We report on follow-up observations with XMM-Newton, the FORS2 instrument at the ESO-VLT, and FAST, aiming to characterise the nature of five thermally emitting isolated neutron star (INS) candidates recently discovered from searches in the footprint of the Spectrum Roentgen Gamma (SRG)/eROSITA All-sky Survey. We find that the X-ray spectra are predominantly thermal and can be described by low-absorbed blackbody models with effective temperatures ranging from 50 to 210 eV. In two sources, the spectra also show narrow absorption features at $300 - 400$ eV. Additional non-thermal emission components are not detected in any of the five candidates. The soft X-ray emission, the absence of optical counterparts in four sources, and the consequent large X-ray-to-optical flux ratios $>3000 - 5400$ confirm their INS nature. For the remaining source, eRASSU J144516.0-374428, the available data do not allow a confident exclusion of an active galactic nucleus nature. However, if the source is Galactic, the small inferred X-ray emitting region is reminiscent of a heated pulsar polar cap, possibly pointing to a binary pulsar nature. X-ray timing searches do not detect significant modulations in all candidates, implying pulsed fraction upper limits of 13 - 19% ($0.001-13.5$ Hz). The absence of pulsations in the FAST observations targeting eRASSU J081952.1-131930 and eRASSU J084046.2-115222 excludes periodic magnetospheric emission at 1 - 1.5 GHz with an $8σ$ significance down to 4.08 $μ$Jy and 2.72 $μ$Jy, respectively. The long-term X-ray emission of all sources does not imply significant variability. Additional observations are warranted to establish exact neutron star types. At the same time, the confirmation of the predominantly thermal neutron star nature in four additional sources highlights the power of SRG/eROSITA to complement the Galactic INS population.

Figures (5)

• Figure 1: EPIC-pn spectra and best-fit spectral models of all five candidates. The spectral parameters of the presented fits are listed in Table \ref{['tab_fitres']}.

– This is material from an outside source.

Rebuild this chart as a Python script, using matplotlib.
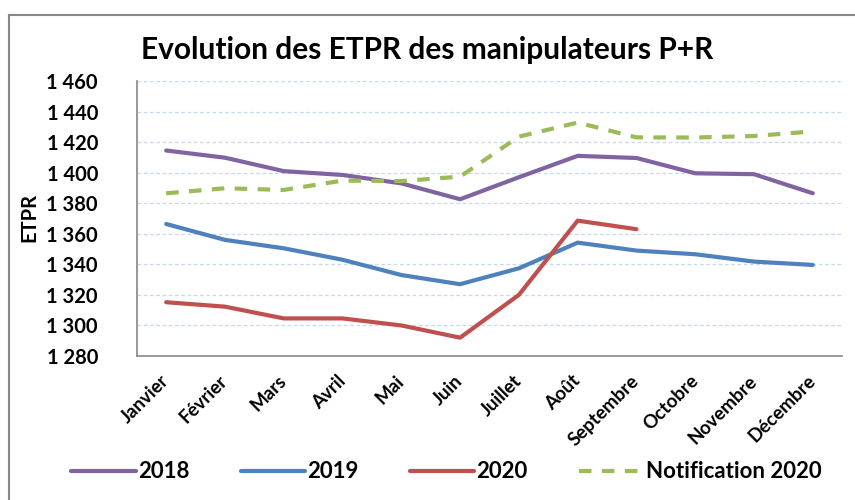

• Figure 2: Power spectra from a $Z^2_1$-search in the $10^{-3}-13.5$ Hz band using the event arrival times from EPIC-pn. The dashed green lines indicate the $1-3\sigma$ significance levels (from lowest to highest).
• Figure 3: Long-term X-ray light curves in the 0.2 -- 12 keV band, including flux values and $3\sigma$ upper limits from archival X-ray observations and measurements obtained from spectral fitting (green; Table \ref{['tab_fitres']}).
• Figure 4: FORS2 $R\_SPECIAL$ band finding charts of the fields containing the five INS candidates. We indicate the X-ray sky localisation from XMM-Newton (green; 90% confidence region; Table \ref{['tab_pos']}), the X-ray sky position from eROSITA 2024AA...687A.251K, and the nearby field sources identified from a SExtractor run 1996AAS..117..393B. (Bottom right:) X-ray-to-optical flux ratio vs hardness ratio diagram, indicating the five candidates (black markers), the known XDINSs on the western Galactic hemisphere, including the recently discovered candidate eRASSU J131716.9--402647 2024AA...683A.164K, as well as other soft X-ray emitting sources, namely AGNs 2025arXiv250902842S, coronal emitters 2024AA...684A.121F, CVs 2003AA...404..301R2017ApJ...835...64G, low-mass XRBs 2023AA...675A.199A, and high-mass XRBs 2023AA...677A.134N.
• Figure 5: Hardness-ratio diagram presenting the candidates (black), XDINSs including eRASSU J131716.9--402647 (magenta), and prevalent soft X-ray emitting source types such as AGNs (grey), coronal emitters (green), CVs (blue), low-mass XRBs (red), and high-mass XRBs (orange).